Analytics Roadmap Planning
This client was a startup that needed to implement an analytics platform and develop an analytics roadmap to include in their engineering plans. We helped them evaluate a number of options for collecting their data from various systems and delivering it all to Birst in a manageable fashion, what data sets to prioritize and which to leave for later, and how to plan the Birst model in order to ensure easy addition of new data sets later. We also built their initial data models and dashboards in Birst.
HR Equal Employment Opportunity Reporting Reimplementation
This client is a multinational food-manufacturing company with over 30 thousand employees worldwide, based in Michigan. They have a mandate to report on Equal Employment Opportunity compliance, for which they were already using Birst.

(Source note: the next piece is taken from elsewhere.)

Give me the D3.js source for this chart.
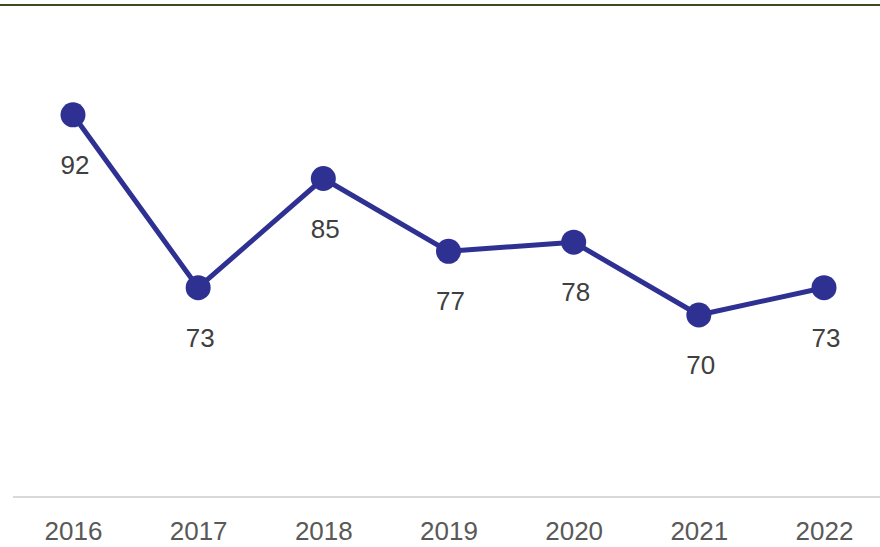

The existing Birst data warehouse implementation was not working well for them, because of a couple of model design problems. The new Birst implementation substantially reduced the ETL processing time, model & query complexity, and query execution time, resulting in new reports that were more accurate, easier to validate & maintain, and faster.
HR Equal Employment Opportunity Reporting Reimplementation II
When the client was migrating from one HR system to another, they needed to rebuild their Birst Equal Employment Opportunity compliance reporting system to accommodate the new data formats and asked Birst to have us, specifically, to do the work. Initially, we agreed that we would just format the extracted data from the new system so that it could be loaded into the existing Birst space, but when they realized that they wanted to remove some components and change all the column names to match the new system, we concluded that it was best to build a new system mirroring the previous with new names. The transition to the new environment went very well, with minimal impact on end users.